● Stated task
Scan the material below for lines with the word "matplotlib" and report how many there are, with nothing added.

------

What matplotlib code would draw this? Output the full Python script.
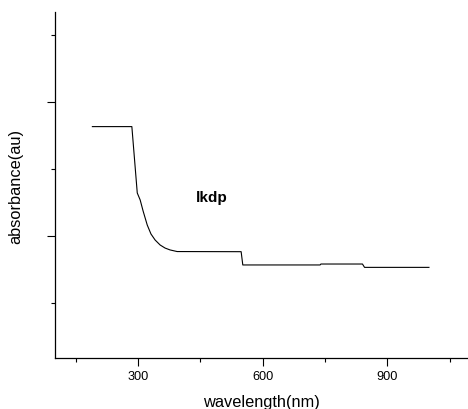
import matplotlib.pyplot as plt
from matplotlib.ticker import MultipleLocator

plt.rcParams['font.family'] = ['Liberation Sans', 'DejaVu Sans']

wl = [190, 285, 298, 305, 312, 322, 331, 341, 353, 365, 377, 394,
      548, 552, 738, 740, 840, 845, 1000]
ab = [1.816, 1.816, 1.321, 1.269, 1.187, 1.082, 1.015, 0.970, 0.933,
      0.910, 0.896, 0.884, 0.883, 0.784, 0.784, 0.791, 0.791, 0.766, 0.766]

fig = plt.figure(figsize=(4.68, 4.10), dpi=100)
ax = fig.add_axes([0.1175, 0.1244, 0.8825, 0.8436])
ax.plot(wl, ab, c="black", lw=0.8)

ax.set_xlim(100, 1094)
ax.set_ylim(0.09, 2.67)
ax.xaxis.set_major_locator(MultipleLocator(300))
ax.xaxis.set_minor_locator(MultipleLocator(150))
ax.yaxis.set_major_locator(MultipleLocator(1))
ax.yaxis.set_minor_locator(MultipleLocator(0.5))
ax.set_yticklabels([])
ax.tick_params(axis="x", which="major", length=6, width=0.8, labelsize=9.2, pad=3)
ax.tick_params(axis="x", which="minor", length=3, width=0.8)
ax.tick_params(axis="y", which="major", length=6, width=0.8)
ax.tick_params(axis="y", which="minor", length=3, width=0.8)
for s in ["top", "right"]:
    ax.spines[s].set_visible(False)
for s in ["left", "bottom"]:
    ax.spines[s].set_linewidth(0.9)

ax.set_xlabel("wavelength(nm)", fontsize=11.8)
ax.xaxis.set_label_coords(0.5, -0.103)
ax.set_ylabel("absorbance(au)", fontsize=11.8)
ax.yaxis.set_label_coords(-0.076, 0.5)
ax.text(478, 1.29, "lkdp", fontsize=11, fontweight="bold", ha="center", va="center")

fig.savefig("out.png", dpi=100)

------

● Reply to the task
3